Nesta sexta (11), às 16h, será o leilão dos quatro blocos de concessão de saneamento do estado do Pará. Foram recebidas propostas para três blocos, das empresas AEGEA, Azevedo e Travassos, e Servpred. Talvez haja competição no leilão para algum desses três blocos. Eu apostaria que, se houver competição, isso ocorrerá nos blocos A e/ou B. E a licitação do bloco C deu vazia. O leilão desses três blocos que tiveram proposta será considerado um "sucesso" pelo Estado, pelo BNDES, e por seus consultores que modelaram o projeto. Mas, é preciso refletir se isso vai de fato resultar no cumprimento das metas e objetivos dos contratos.
As concessões de saneamento do Pará apresentam riscos superiores aos projetos anteriores. A começar pela dimensão física das áreas: são 1.136.114 km². Compare-se isso com 462.500 km² que é a soma da área das seis concessões de saneamento anteriores (Alagoas, Rio de Janeiro, Amapá, Ceará, Sergipe e Piauí).
A densidade populacional também dá a ver as dificuldades a serem enfrentadas pela concessão. No Bloco A, 27 habitantes/km²; no Bloco B, 20; no Bloco D, 6; e, no Bloco C, 2. São densidades muito menores que as encontradas nos demais projetos de saneamento, o que significa altos valores de investimento por cliente, e com uma capacidade de obtenção de receitas limitada em vista da capacidade de pagamento da população. Não por acaso, a licitação do Bloco C que tem a menor densidade populacional deu vazia.
Adicione-se o fato de que 59% dos municípios abrangidos pela concessão estão fora da rede da Cosanpa (empresa estadual de saneamento), o que impacta negativamente a confiabilidade dos dados de partida do projeto, como o nível de cobertura dos serviços de distribuição de água e coleta de esgoto, o cadastro dos clientes e os níveis de perdas na distribuição de água. Nos projetos anteriores, Alagoas (18%) tinha a maior proporção de municípios independentes, seguido do Piauí (4%).

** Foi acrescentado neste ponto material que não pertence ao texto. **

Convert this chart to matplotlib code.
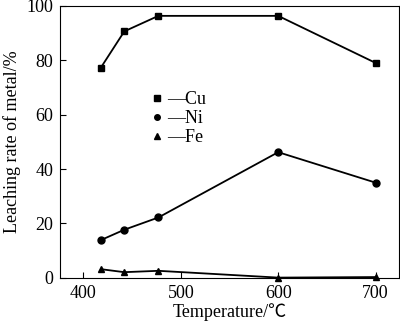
import matplotlib
matplotlib.use("Agg")
import matplotlib.pyplot as plt
from matplotlib.lines import Line2D

plt.rcParams['font.family'] = ['Liberation Serif', 'Noto Sans CJK SC', 'DejaVu Sans']

temp = [418, 442, 477, 600, 700]
cu = [77.3, 90.6, 96.3, 96.3, 79.0]
ni = [13.9, 17.7, 22.2, 46.2, 35.0]
fe = [3.2, 2.1, 2.6, 0.1, 0.3]

fig = plt.figure(figsize=(4.0, 3.22), dpi=100)
ax = fig.add_axes([0.15, 0.137, 0.8475, 0.845])

ax.plot(temp, cu, 'k-s', lw=1.3, ms=5, clip_on=False)
ax.plot(temp, ni, 'k-o', lw=1.3, ms=5, clip_on=False)
ax.plot(temp, fe, 'k-^', lw=1.3, ms=5, clip_on=False)

ax.set_xlim(376, 724)
ax.set_ylim(0, 100)
ax.set_xticks([400, 500, 600, 700])
ax.set_yticks([0, 20, 40, 60, 80, 100])
ax.tick_params(direction='in', labelsize=13, length=4, width=0.8, pad=5)
ax.set_xlabel('Temperature/℃', fontsize=13, labelpad=1)
ax.set_ylabel('Leaching rate of metal/%', fontsize=13)

handles = [Line2D([], [], color='k', marker=m, ls='none', ms=4) for m in 's o ^'.split()]
ax.legend(handles, ['—Cu', '—Ni', '—Fe'], loc='upper left', bbox_to_anchor=(0.225, 0.745),
          frameon=False, fontsize=13, handlelength=0.5, handletextpad=0.3, labelspacing=0.1)

fig.savefig('out.png', dpi=100)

Esse problema é mais agudo porque a alocação contratual de risco sobre a diferença entre a realidade que será encontrada pelo concessionário e os dados previstos no edital, ou é alocada ao concessionário (no caso das perdas), ou há omissão contratual sobre o tema (no caso do cadastro), ou há uma divisão de riscos inadequada, como no caso das diferenças de cobertura, em que o contrato carreia para o concessionário o custeio das consequências de até 15% dessas diferenças.
Isso porque não se desenvolveu no Brasil modelos adequados de contratos de concessão de negócios que envolvem redes para a prestação dos serviços, como, por exemplo, distribuição de energia ou gás. O BNDES, que é o estruturador principal de projetos de saneamento no Brasil, usa um modelo de contrato que foi criado originalmente para o setor de rodovias, e, portanto, adequado para concessões de infraestruturas lineares de transporte.
Supõe-se que os participantes da licitação conseguem checar os dados de partida do projeto retratados no edital, porque, em rodovias em regra é viável inspecionar o estado da infraestrutura durante a licitação, o que não é possível nos negócios de rede.
Os participantes das licitações têm apontado esse problema, trazendo inclusive informação sobre os bilionários pedidos de reequilíbrio dos contratos anteriores. A reação do BNDES tem sido deixar mais claro nos contratos que esse risco é do concessionário, de maneira a minimizar as chances de sucesso dos futuros pedidos de reequilíbrio dos contratos.
Contudo, ao alocar um risco, deve-se pensar em como o ente que ficará por ele responsável vai gerenciá-lo. No caso dos dados de partida dos projetos de saneamento, não há como o concessionário precificá-los ou gerenciá-los, e, por isso, a sua reação racional seria, em tese, provisionar valores nas suas propostas para criar um colchão para lidar com os eventos gravosos relativos a esses riscos.
Todavia, em um setor como o de saneamento em que temos mais de 80 agências reguladoras no país, várias delas com capacidade limitada de fiscalizar os serviços, e que ainda há controvérsias sobre coisas básicas como a mensuração dos índices de cobertura do serviço, o incentivo aos participantes das licitações é de serem agressivos nos leilões e, depois, investirem apenas o que couber na proposta vencedora.
É essencial que os responsáveis por modelar os projetos entendam que a alocação contratual de riscos não faz com que os riscos desapareçam. Ao alocar riscos aos concessionários, é preciso considerar as consequências da ocorrência de eventos gravosos e os incentivos dos entes que vierem a ser atingidos por eles. Sem isso, o "sucesso" nos leilões não levará ao cumprimento dos contratos e, por consequência, à universalização dos serviços.